Offgrid   2019
Keystone Art Space, Los Angeles, CA   
The grid is an elegantly simple yet simultaneously rigid structure constituted by two perpendicular directions. It is found everywhere—in nature, technology, society, psychology, and countless other areas. The grid also constructs forms, space, and even dimensions. One could posit that the history of human progress is simply an elaboration of the grid. In the critical tradition, the grid is often thought of as a marker of order, control, discipline, scientific reasoning, and modernity. The grid is an essential tool for construction, yet it paradoxically restrains the individual within its framework. In contemporary cultural production, the line between structure and agency blurs in the dual nature of the grid. Offgrid showcases work from four artists whose practice is derived, yet slowly deviates from, the rigid structures of the grid. Manipulation and misinterpretation of the structure is a formal strategy in this deviation. The errors function as a source of inspiration, critical reflection, and most importantly, affirmation of human agency for the artists.


Offgrid, 2019. Installation views. Keystone Art Space, Los Angeles, CA





Carly Chubak.Take Cover, 2019 Hand-dyed natural silk, cotton thread. 63 x 87 in.

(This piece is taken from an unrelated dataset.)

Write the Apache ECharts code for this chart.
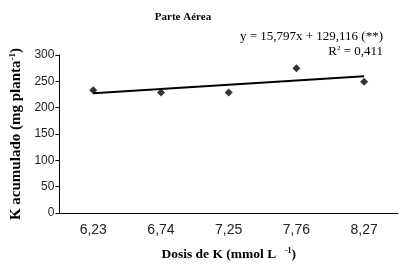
<!DOCTYPE html>
<html><head><meta charset="utf-8">
<script src="https://cdn.jsdelivr.net/npm/echarts@6/dist/echarts.min.js"></script>
<style>html,body{margin:0;padding:0;background:#fff}#c{width:407px;height:267px}</style>
</head><body><div id="c"></div>
<script>
var categories = ['6,23', '6,74', '7,25', '7,76', '8,27'];
var kAcumulado = [233, 229, 229, 275, 249];
var trendEnds = [227.5, 259.8];
var yTicks = [0, 50, 100, 150, 200, 250, 300];

var chart = echarts.init(document.getElementById('c'));
var serif = '"Liberation Serif", "Times New Roman", serif';
var sans = '"Liberation Sans", Arial, sans-serif';
chart.setOption({
  animation: false,
  backgroundColor: '#fff',
  title: [{
    text: 'Parte Aérea', left: 178, top: 7, textAlign: 'center',
    textStyle: {fontFamily: serif, fontWeight: 'bold', fontSize: 11, color: '#000'}
  }, {
    text: 'y = 15,797x + 129,116 (**)', right: 19, top: 25,
    textStyle: {fontFamily: serif, fontWeight: 'normal', fontSize: 13, color: '#000'}
  }, {
    text: '{n|R}{s|2}{n| = 0,411}', right: 19, top: 40,
    textStyle: {fontWeight: 'normal', rich: {
      n: {fontFamily: serif, fontWeight: 'normal', fontSize: 13, color: '#000'},
      s: {fontFamily: serif, fontWeight: 'normal', fontSize: 7, color: '#000', verticalAlign: 'top', padding: [0,0,6,0]}
    }}
  }],
  grid: {left: 55, right: 9, top: 55, bottom: 54},
  xAxis: {
    type: 'category', data: categories, boundaryGap: true,
    axisLine: {lineStyle: {color: '#000', width: 1}},
    axisTick: {length: 4, lineStyle: {color: '#000'}},
    axisLabel: {fontFamily: sans, fontSize: 14, color: '#222', margin: 10},
    name: '{b|Dosis de K (mmol L  }{s|-1}{b|)}', nameLocation: 'middle', nameGap: 34,
    nameTextStyle: {rich: {
      b: {fontFamily: serif, fontWeight: 'bold', fontSize: 13.5, color: '#000'},
      s: {fontFamily: serif, fontWeight: 'bold', fontSize: 8, color: '#000', verticalAlign: 'top', padding: [0,0,7,2]}
    }}
  },
  yAxis: {
    type: 'value', min: 0, max: 300, interval: 50,
    axisLine: {show: true, lineStyle: {color: '#000', width: 1}},
    axisTick: {show: true, length: 4, lineStyle: {color: '#000'}},
    splitLine: {show: false},
    axisLabel: {fontFamily: sans, fontSize: 12, color: '#222', margin: 5,
      formatter: function (v) { return yTicks.indexOf(v) >= 0 ? String(v) : ''; }},
    name: '{b|K acumulado (mg planta}{s|-1}{b|)}', nameLocation: 'middle', nameGap: 33, nameRotate: 90,
    nameTextStyle: {rich: {
      b: {fontFamily: serif, fontWeight: 'bold', fontSize: 15, color: '#000'},
      s: {fontFamily: serif, fontWeight: 'bold', fontSize: 9, color: '#000', verticalAlign: 'top', padding: [0,0,7,0]}
    }}
  },
  series: [{
    type: 'line', data: [[0, trendEnds[0]], [categories.length - 1, trendEnds[1]]],
    symbol: 'none', lineStyle: {color: '#000', width: 2}, z: 1
  }, {
    type: 'scatter', data: kAcumulado, symbol: 'diamond', symbolSize: 8,
    itemStyle: {color: '#000'}, z: 2
  }]
});
</script></body></html>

Carly Chubak’s Take Cover is a modern revival of the domestic propaganda for American households during World War II. Looking back on the fragmented depiction of enemy bodies in wartime imagery and the propagandistic call to hand-knit socks for American troops, she is fascinated by the way the nation’s agenda pervades the domestic space. In her work, Chubak creates a twin-sized quilt that imitates Universal Camouflage Pattern, a US Army uniform pattern that will be completely phased out by this September after dramatic failure in the field. Each color is hand-dyed using natural dyes including tea from her kitchen cupboard. Take Cover explores both the impressive complexity of modern imaging science and the tragedy of an army wasting billions of dollars on useless uniforms in an effort to keep up with the Joneses.



Cheng Cheng. Drawing Machine Iteration 3, 2019. aluminum frame, wood, harwares, backpack strap, wire, electronic motor, heart rate sensor, micro computer, ink pen. 10 x 10 x 10 in.
Untitled, 2019. Gelatin silver print. 11 x 13 in.
870 Raymond Avenue Pasadena, 2019. Pencil on paper. 12 x 12 in.
Untitled, 2018. Lithograph. 18 x 24 in.


In his on-going project A Global Survey Through Autonomous Drawing, Cheng Cheng constructs wearable drawing machines that record the movement and heartbeat of the wearer in a form of line drawing. With the machine, he travels to a specific site and takes a film photograph of the place, later producing a silver gelatin print. Each place is thus mapped as one abstract drawing and one picturesque view. Both the drawing machines and analog cameras are devices meticulously crafted with the intention to document space with high precision, and Cheng explores their parallels and contrasts. He acknowledges and embraces the existence of unintended errors and glitches during the process, challenging the stake of individuality and agency in the age of digital automation. Cheng’s cartography goes further than the conventional map: he highlights presence, movement, labor, errors, and moments.



John Junghun Lee. Untitled (A Myth of Resurrection), 2019. Postcards with custom images on both sides, endless supply.

John Junghun Lee. Romanticizing the Reason, 2019. Single-channel video, color, sound. 7:11 min. Still.

John Junghun Lee’s ongoing project, Romance and Reason, explores the complex relationship between these two concepts, which historically, philosophically, and culturally have been thought of as antithetical. The series contemplates the themes of mass-shooting, suicide, video games, depression, and the precarious economy.

Romanticizing the Reason is the first iteration of the project presented for this show. The eponymous video is a story of a man who plays Minecraft in an attempt to escape from his depressing reality. The narrator—enacted by a British male voice generator—hikes a virtual mountain and mines a virtual cave. Throughout the journey, he comments on the randomly generated landscape, romanticist myths, precarious economy, and his will to live.

Untitled (A Myth of Suicide) is a sculpture that accompanies the video. A stack of postcards shows an image of waking up on the front side and an image of death on the back. These images are situated either in the Minecraft world or the real world, conflating the two.



Camille G. Papa.  Lahat Para Sa Pamilya / All for the Family, 2019. Cyanotype.
Kapwa, 2019. Linen.

Camille G. Papa makes textiles, weavings, and prints to explore her Filipino-American identity. She carefully pieces together her personal experiences and family history transforming them into a narrative of comfort, self-discovery, and empowerment. Her most recent work Kapwa, which means togetherness in Tagalog, is a dress made from found and bought fabrics. Along the seams, Papa embroiders the words that expresses her anxieties of being in between two different cultures. Making a garment for herself has been a self-reflective process on her body and her shared-identities for Papa. During the opening reception, she will be wearing Kapwa as an act of embracing the tension between herself and what is expected of her.